Joe Hazelwood said as the packed federal courtroom was held spellbound.
"I went, tried to pull myself together, composed myself. . . . I could see oil boiling at a pretty good clip starboard side."
"I was having trouble catching my breath. Semi-hyperventilating, I guess," he said. "Just the world as I'd known it had just come to an end. It was the worst experience or worst nightmare I could ever imagine, and I wanted to be anywhere else but perched on Bligh Reef."
Thursday was Hazelwood's third and final day on the stand. And his 18 hours of testimony was the first time he had publicly told his story about what went wrong March 24, 1989. That night, the tanker he was commanding ran aground, spilling 11 million gallons of North Slope crude oil in Prince William Sound, the worst oil spill in the nation's history.
Hazelwood didn't testify in a 1990 criminal case when he was tried on charges of operating a vessel while drunk and negligently discharging oil. He was acquitted of the more serious drunkenness charge and is appealing his misdemeanor conviction for negligence.
The state and federal government filed criminal and civil cases against Exxon, but those were dropped when out-of-court settlements were reached with the oil giant in 1992.
Now, the final chapter of the 5-year-old saga is being written as 12,000 fishermen, Alaska Natives, and business and landowners take Hazelwood and Exxon to court. They are seeking $1.5 billion in actual damages and an additional $15 billion in punitive damages. To collect punitive damages, the plaintiffs must prove Exxon acted recklessly. So attorneys are focusing on Hazelwood and his drinking. They hope to prove Exxon was aware Hazelwood had a drinking problem, but failed to deal with it.
Hazelwood said that when the tanker hit the reef, he knew "intuitively that something was wrong, pretty seriously wrong. You don't take belts like that on a ship."
When he reached the vessel's command post, Hazelwood immediately started giving orders to assess the damage. He considered ringing the emergency alarm, but decided against it.
"I had a second mate ring a general alarm on me once and it panicked the whole crew. It's not something that is done lightly at all. . . . I didn't want to create a stampede of people out of a sleep," said Hazelwood, who more than once was asked to refer to the 2,300-page deposition he gave over 10 days in January.
About 20 minutes passed before Hazelwood radioed the Vessel Traffic Center in Valdez to report the grounding. A recording of that call has been played a couple of times for the 12 jurors who will decide the case.
On the tape, his voice is monotone, slow and guttural. It sounds as if the tape is being played at half speed. He occasionally slurs a word or begins a sentence with the wrong word, stops, and starts over.

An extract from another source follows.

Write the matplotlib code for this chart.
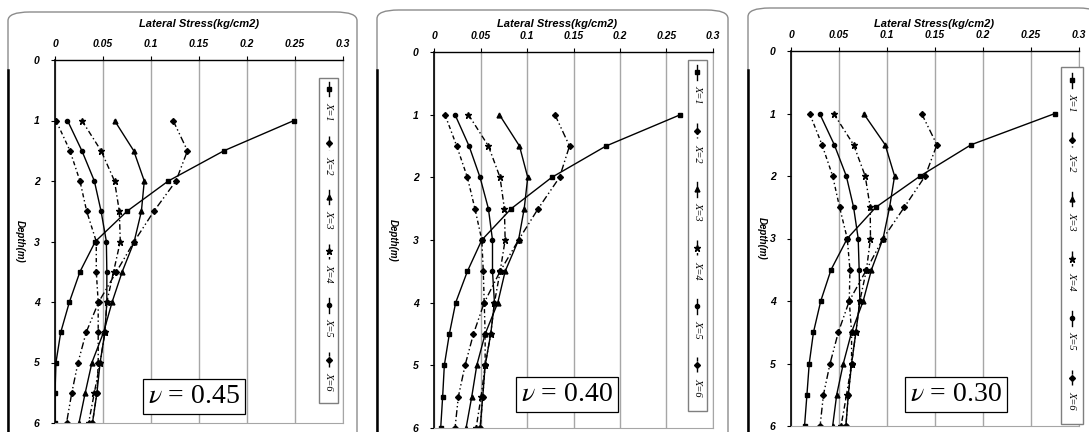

"I remember picking up the mike and calling the Coast Guard," Hazelwood testified. "I remember it was almost a surreal event to me, because I had this microphone in my hand talking to somebody over the airwaves, and, you know, it was almost a detachment of what they could do and they weren't going to levitate me away or 'Beam me up Scottie.' "
"There was a good, healthy chunk of fear there, and I don't know if it was a realization but a recognition that I'd better not panic. That I've got to try to control the situation. I don't know if it's not a machismo thing or anything like that, but just make sure that people working under me see that I'm not panicking so they don't panic, basically."
Today, a two-hour videotape of Third Mate Greg Cousin's testimony will be played for the jury.